Source code of charts:
-- Begin --
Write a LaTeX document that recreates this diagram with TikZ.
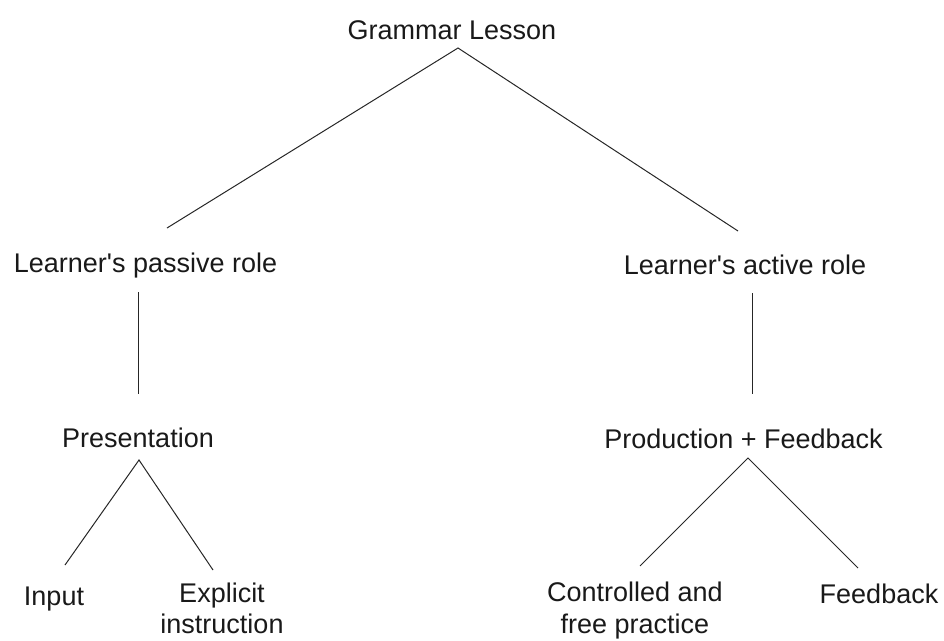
\documentclass[tikz,border=0pt]{standalone}
\usepackage{fontspec}
\setmainfont{Liberation Sans}
\begin{document}
\begin{tikzpicture}[x=1pt,y=-1pt,
  lbl/.style={anchor=base,inner sep=0pt,align=center,font=\fontsize{27}{32}\selectfont,text=black!90},
  conn/.style={line width=1pt,draw=black!85}]
\useasboundingbox (0,0) rectangle (944,640);
% nodes
\node[lbl] (gl) at (452,39) {Grammar Lesson};
\node[lbl] (lp) at (145.5,272) {Learner\textquotesingle s passive role};
\node[lbl] (la) at (745,274) {Learner\textquotesingle s active role};
\node[lbl] (pr) at (138,447) {Presentation};
\node[lbl] (pf) at (743.5,448) {Production + Feedback};
\node[lbl] (in) at (54,605) {Input};
\node[lbl] (ex) at (222,633) {Explicit\\[-1pt]instruction};
\node[lbl] (cf) at (635,633) {Controlled and\\free practice};
\node[lbl] (fb) at (879,603) {Feedback};
% connector end points
\coordinate (gl-s) at (458,48);
\coordinate (lp-n) at (167,228);
\coordinate (la-n) at (738,231);
\coordinate (lp-s) at (138,292);
\coordinate (pr-n) at (138,394);
\coordinate (la-s) at (752,293);
\coordinate (pf-n) at (752,394);
\coordinate (pr-s) at (139,460);
\coordinate (in-n) at (65,565);
\coordinate (ex-n) at (213,570);
\coordinate (pf-s) at (748,458);
\coordinate (cf-n) at (640,566);
\coordinate (fb-n) at (858,568);
% connectors
\draw[conn] (lp-n) -- (gl-s) -- (la-n);
\draw[conn] (lp-s) -- (pr-n);
\draw[conn] (la-s) -- (pf-n);
\draw[conn] (in-n) -- (pr-s) -- (ex-n);
\draw[conn] (cf-n) -- (pf-s) -- (fb-n);
\end{tikzpicture}
\end{document}
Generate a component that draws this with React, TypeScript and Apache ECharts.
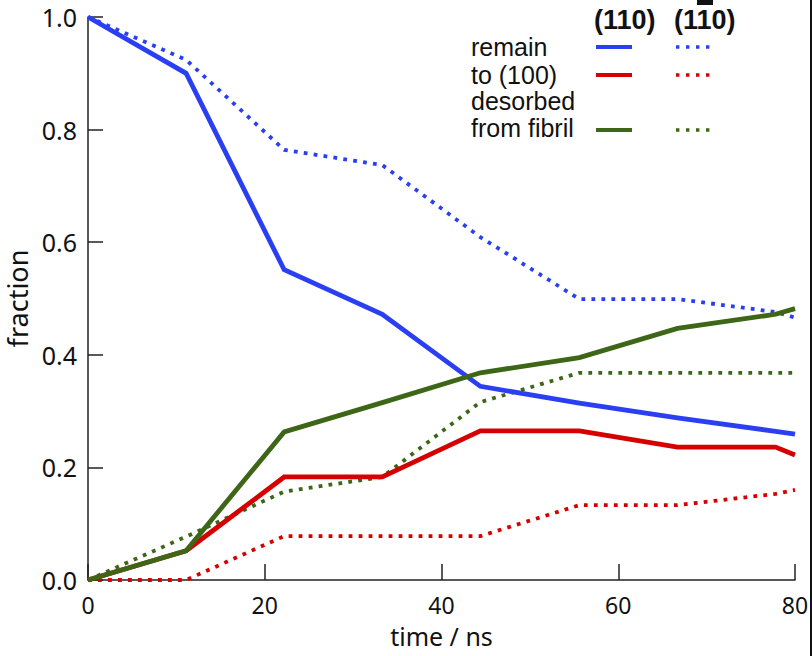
import React, { useEffect, useRef } from "react";
import * as echarts from "echarts";

const times = [0, 11.1, 22.2, 33.3, 44.4, 55.6, 66.7, 77.8, 80];
const remain110 = [1.0, 0.9, 0.551, 0.472, 0.344, 0.314, 0.288, 0.264, 0.259];
const remain1b10 = [1.0, 0.924, 0.764, 0.737, 0.609, 0.499, 0.499, 0.476, 0.466];
const to100_110 = [0.0, 0.052, 0.183, 0.183, 0.265, 0.265, 0.236, 0.236, 0.222];
const to100_1b10 = [0.0, 0.0, 0.078, 0.078, 0.078, 0.133, 0.133, 0.153, 0.16];
const desorbed110 = [0.0, 0.052, 0.263, 0.315, 0.368, 0.395, 0.447, 0.472, 0.482];
const desorbed1b10 = [0.0, 0.077, 0.157, 0.183, 0.316, 0.368, 0.368, 0.368, 0.368];
const xTicks = [0, 20, 40, 60, 80];
const yTicks = [0, 0.2, 0.4, 0.6, 0.8, 1.0];
const legendRows = ["remain", "to (100)", "desorbed", "from fibril"];

const BLUE = "#2b3ff2";
const RED = "#d50000";
const GREEN = "#3d6616";
const LEG_FONT = "'Liberation Sans', Arial, sans-serif";
const AX_FONT = "'Noto Sans', 'Open Sans', sans-serif";

const pairs = (vals: number[]) => times.map((t, i) => [t, vals[i]]);

export default function App() {
  const ref = useRef<HTMLDivElement>(null);
  useEffect(() => {
    if (!ref.current) return;
    const chart = echarts.init(ref.current, undefined, { renderer: "svg" });
    const solid = (name: string, vals: number[], color: string) => ({
      name,
      type: "line",
      data: pairs(vals),
      symbol: "none",
      lineStyle: { color, width: 4.8, type: "solid", cap: "butt", join: "miter" },
      z: 3,
    });
    const dotted = (name: string, vals: number[], color: string) => ({
      name,
      type: "line",
      data: pairs(vals),
      symbol: "none",
      lineStyle: { color, width: 3.8, type: [3.8, 6.2], cap: "butt" },
      z: 2,
    });
    const lgY = [47, 75, 101, 128];
    const lgColors = [BLUE, RED, null, GREEN];
    const graphics: any[] = [];
    legendRows.forEach((r, i) => {
      graphics.push({
        type: "text",
        x: 471,
        y: lgY[i],
        style: {
          text: r,
          fontFamily: LEG_FONT,
          fontSize: 25,
          lineHeight: 24,
          fill: "#111",
          verticalAlign: "middle",
          align: "left",
        },
      });
    });
    [0, 1, 3].forEach((i) => {
      const c = lgColors[i] as string;
      const y = i === 3 ? 130 : lgY[i];
      graphics.push({
        type: "line",
        shape: { x1: 596, y1: y, x2: 632, y2: y },
        style: { stroke: c, lineWidth: 3.8 },
      });
      graphics.push({
        type: "line",
        shape: { x1: 676, y1: y, x2: 711, y2: y },
        style: { stroke: c, lineWidth: 3.4, lineDash: [3.4, 6.6] },
      });
    });
    ["(110)", "(110)"].forEach((h, i) => {
      graphics.push({
        type: "text",
        x: i === 0 ? 594 : 674,
        y: 20,
        style: {
          text: h,
          fontFamily: LEG_FONT,
          fontWeight: "bold",
          fontSize: 27,
          fill: "#111",
          verticalAlign: "middle",
          align: "left",
        },
      });
    });
    graphics.push({
      type: "rect",
      shape: { x: 697, y: 0, width: 16, height: 5 },
      style: { fill: "#111" },
    });
    graphics.push({
      type: "rect",
      shape: { x: 810, y: 0, width: 2, height: 656 },
      style: { fill: "#111" },
    });

    chart.setOption({
      animation: false,
      backgroundColor: "#ffffff",
      grid: {
        left: 88,
        right: 17,
        top: 17,
        bottom: 76,
        containLabel: false,
        outerBoundsMode: "none",
      },
      xAxis: {
        type: "value",
        min: xTicks[0],
        max: xTicks[xTicks.length - 1],
        interval: 20,
        offset: 4,
        name: "time / ns",
        nameLocation: "middle",
        nameGap: 39,
        nameTextStyle: { fontFamily: AX_FONT, fontSize: 25, color: "#111" },
        axisLine: { lineStyle: { color: "#222", width: 1.5 } },
        axisTick: { inside: true, length: 16, lineStyle: { color: "#222", width: 1.5 } },
        axisLabel: {
          fontFamily: AX_FONT,
          fontSize: 23,
          color: "#111",
          margin: 9,
        },
        splitLine: { show: false },
      },
      yAxis: {
        type: "value",
        min: yTicks[0],
        max: yTicks[yTicks.length - 1],
        interval: 0.2,
        offset: 4,
        name: "fraction",
        nameLocation: "middle",
        nameGap: 51,
        nameTextStyle: { fontFamily: AX_FONT, fontSize: 27, color: "#111" },
        axisLine: { lineStyle: { color: "#222", width: 1.5 } },
        axisTick: { inside: true, length: 15, lineStyle: { color: "#222", width: 1.5 } },
        axisLabel: {
          fontFamily: AX_FONT,
          fontSize: 25,
          color: "#111",
          margin: 7,
          formatter: (v: number) => v.toFixed(1),
        },
        splitLine: { show: false },
      },
      series: [
        dotted("remain (1-10)", remain1b10, BLUE),
        dotted("to (100) (1-10)", to100_1b10, RED),
        dotted("desorbed (1-10)", desorbed1b10, GREEN),
        solid("remain (110)", remain110, BLUE),
        solid("to (100) (110)", to100_110, RED),
        solid("desorbed (110)", desorbed110, GREEN),
      ],
      graphic: graphics,
    });
    return () => chart.dispose();
  }, []);
  return (
    <div
      ref={ref}
      style={{ position: "absolute", left: 0, top: 0, width: 812, height: 656 }}
    />
  );
}
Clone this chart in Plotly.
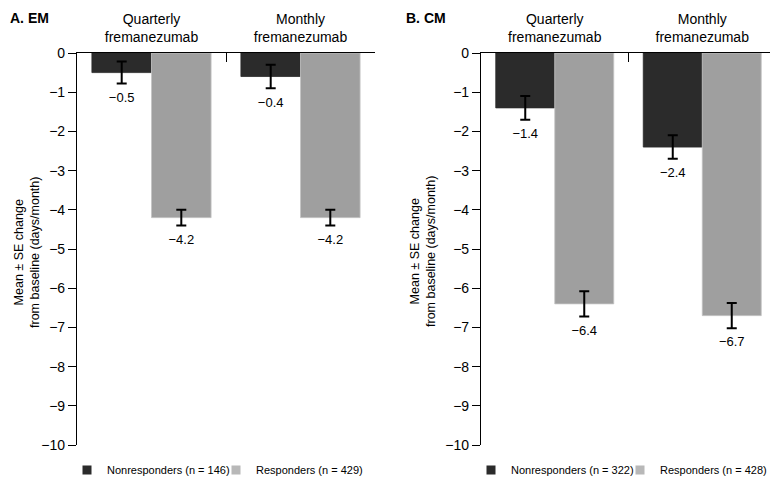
import plotly.graph_objects as go

# ---- data ----
groups = ["Quarterly<br>fremanezumab", "Monthly<br>fremanezumab"]

em_non = [-0.5, -0.6]
em_non_se = [0.28, 0.30]
em_non_lbl = ["−0.5", "−0.4"]
em_resp = [-4.2, -4.2]
em_resp_se = [0.20, 0.20]
em_resp_lbl = ["−4.2", "−4.2"]

cm_non = [-1.4, -2.4]
cm_non_se = [0.30, 0.30]
cm_non_lbl = ["−1.4", "−2.4"]
cm_resp = [-6.4, -6.7]
cm_resp_se = [0.32, 0.32]
cm_resp_lbl = ["−6.4", "−6.7"]

legend_em = ["Nonresponders (n = 146)", "Responders (n = 429)"]
legend_cm = ["Nonresponders (n = 322)", "Responders (n = 428)"]
panel_titles = ["A. EM", "B. CM"]
y_title = "Mean ± SE change<br>from baseline (days/month)"
yticks = list(range(0, -11, -1))

# ---- style / page geometry ----
DARK = "#2b2b2b"
LIGHT = "#9f9f9f"
FONT = "Liberation Sans, Arial, sans-serif"
OFF = 8                      # page body margin
W, H = 778 - OFF, 483 - OFF  # figure size
PL, PR, PT, PB = 77, 776, 53, 445   # plot area in page pixels


def px(x):   # page x -> paper fraction
    return (x - PL) / (PR - PL)


def py(y):   # page y -> paper fraction
    return (PB - y) / (PB - PT)


fig = go.Figure()

panels = [
    ("x", "y", "legend", legend_em,
     [(em_non, em_non_se, em_non_lbl), (em_resp, em_resp_se, em_resp_lbl)]),
    ("x2", "y2", "legend2", legend_cm,
     [(cm_non, cm_non_se, cm_non_lbl), (cm_resp, cm_resp_se, cm_resp_lbl)]),
]

for xa, ya, lg, names, series in panels:
    for i, (vals, se, lbl) in enumerate(series):
        color = DARK if i == 0 else LIGHT
        fig.add_trace(go.Bar(
            x=groups, y=vals, name=names[i], xaxis=xa, yaxis=ya,
            showlegend=False, offsetgroup=str(i),
            marker=dict(color=color, line=dict(width=0.8, color="#c4c4c4" if i else DARK)),
            error_y=dict(type="data", array=se, visible=True,
                         thickness=2, width=5, color="black"),
        ))
    for i, (vals, se, lbl) in enumerate(series):
        fig.add_trace(go.Scatter(
            x=groups, y=[v - s for v, s in zip(vals, se)], mode="markers+text",
            marker=dict(size=12, opacity=0),
            text=lbl, textposition="bottom center", xaxis=xa, yaxis=ya,
            offsetgroup=str(i), showlegend=False, hoverinfo="skip",
            textfont=dict(size=13, color="black", family=FONT),
        ))
    # legend entries (small square swatches)
    for i in range(2):
        color = DARK if i == 0 else "#b8b8b8"
        fig.add_trace(go.Scatter(
            x=[None], y=[None], mode="markers", name=names[i], legend=lg,
            xaxis=xa, yaxis=ya, showlegend=True, hoverinfo="skip",
            marker=dict(symbol="square", size=9, color=color),
        ))

xcommon = dict(type="category", side="top", showline=True, linecolor="black",
               linewidth=1.2, ticks="inside", tickson="boundaries", ticklen=9,
               tickcolor="black", tickwidth=1.2, ticklabelstandoff=4,
               tickfont=dict(size=14, color="black", family=FONT),
               showgrid=False, zeroline=False, fixedrange=True, automargin=False)
ycommon = dict(range=[-10, 0], tickvals=yticks, showline=True, linecolor="black",
               linewidth=1.2, ticks="outside", ticklen=8, tickcolor="black",
               tickwidth=1.2, showgrid=False, zeroline=False, automargin=False,
               tickfont=dict(size=14, color="black", family=FONT),
               domain=[0, 1], fixedrange=True)

legcommon = dict(orientation="h", yanchor="middle", y=py(470),
                 xanchor="left", font=dict(size=11, color="black", family=FONT),
                 entrywidthmode="pixels", bgcolor="rgba(0,0,0,0)",
                 itemclick=False, itemdoubleclick=False)

title_font = dict(size=14, color="black", family=FONT)
ytitle_font = dict(size=12.5, color="black", family=FONT)

fig.update_layout(
    width=W, height=H,
    margin=dict(l=PL - OFF, r=W - (PR - OFF), t=PT - OFF, b=H - (PB - OFF),
                pad=0, autoexpand=False),
    paper_bgcolor="white", plot_bgcolor="white",
    barmode="group", bargap=0.2, bargroupgap=0,
    scattermode="group", scattergap=0.2,
    font=dict(family=FONT, color="black"),
    xaxis=dict(xcommon, domain=[px(77), px(375)], anchor="y"),
    yaxis=dict(ycommon, anchor="x"),
    xaxis2=dict(xcommon, domain=[px(481), px(776)], anchor="y2"),
    yaxis2=dict(ycommon, anchor="x2"),
    legend=dict(legcommon, x=px(67), entrywidth=104),
    legend2=dict(legcommon, x=px(471), entrywidth=104),
    annotations=[
        dict(text="<b>" + panel_titles[0] + "</b>", x=px(8), y=py(8), xref="paper", yref="paper",
             xanchor="left", yanchor="top", showarrow=False, font=title_font),
        dict(text="<b>" + panel_titles[1] + "</b>", x=px(404), y=py(8), xref="paper", yref="paper",
             xanchor="left", yanchor="top", showarrow=False, font=title_font),
        dict(text=y_title, x=px(27), y=py(252), xref="paper", yref="paper",
             xanchor="center", yanchor="middle", textangle=-90, showarrow=False,
             align="center", font=ytitle_font),
        dict(text=y_title, x=px(423), y=py(252), xref="paper", yref="paper",
             xanchor="center", yanchor="middle", textangle=-90, showarrow=False,
             align="center", font=ytitle_font),
    ],
    showlegend=True,
)

fig.write_html("out.html")
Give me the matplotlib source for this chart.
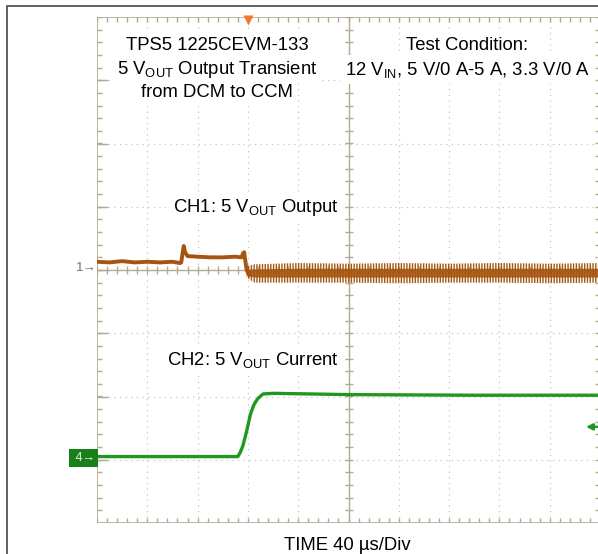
-- End --
# Short problem
Without the pictures, write out the lines from the beginning of the entries through the line with "import * as".

# The output
Write a LaTeX document that recreates this diagram with TikZ.
\documentclass[tikz,border=0pt]{standalone}
\usepackage{fontspec}
\setmainfont{Liberation Sans}
\begin{document}
\begin{tikzpicture}[x=1pt,y=-1pt,
  lbl/.style={anchor=base,inner sep=0pt,align=center,font=\fontsize{27}{32}\selectfont,text=black!90},
  conn/.style={line width=1pt,draw=black!85}]
\useasboundingbox (0,0) rectangle (944,640);
% nodes
\node[lbl] (gl) at (452,39) {Grammar Lesson};
\node[lbl] (lp) at (145.5,272) {Learner\textquotesingle s passive role};
\node[lbl] (la) at (745,274) {Learner\textquotesingle s active role};
\node[lbl] (pr) at (138,447) {Presentation};
\node[lbl] (pf) at (743.5,448) {Production + Feedback};
\node[lbl] (in) at (54,605) {Input};
\node[lbl] (ex) at (222,633) {Explicit\\[-1pt]instruction};
\node[lbl] (cf) at (635,633) {Controlled and\\free practice};
\node[lbl] (fb) at (879,603) {Feedback};
% connector end points
\coordinate (gl-s) at (458,48);
\coordinate (lp-n) at (167,228);
\coordinate (la-n) at (738,231);
\coordinate (lp-s) at (138,292);
\coordinate (pr-n) at (138,394);
\coordinate (la-s) at (752,293);
\coordinate (pf-n) at (752,394);
\coordinate (pr-s) at (139,460);
\coordinate (in-n) at (65,565);
\coordinate (ex-n) at (213,570);
\coordinate (pf-s) at (748,458);
\coordinate (cf-n) at (640,566);
\coordinate (fb-n) at (858,568);
% connectors
\draw[conn] (lp-n) -- (gl-s) -- (la-n);
\draw[conn] (lp-s) -- (pr-n);
\draw[conn] (la-s) -- (pf-n);
\draw[conn] (in-n) -- (pr-s) -- (ex-n);
\draw[conn] (cf-n) -- (pf-s) -- (fb-n);
\end{tikzpicture}
\end{document}
Generate a component that draws this with React, TypeScript and Apache ECharts.
import React, { useEffect, useRef } from "react";
import * as echarts from "echarts";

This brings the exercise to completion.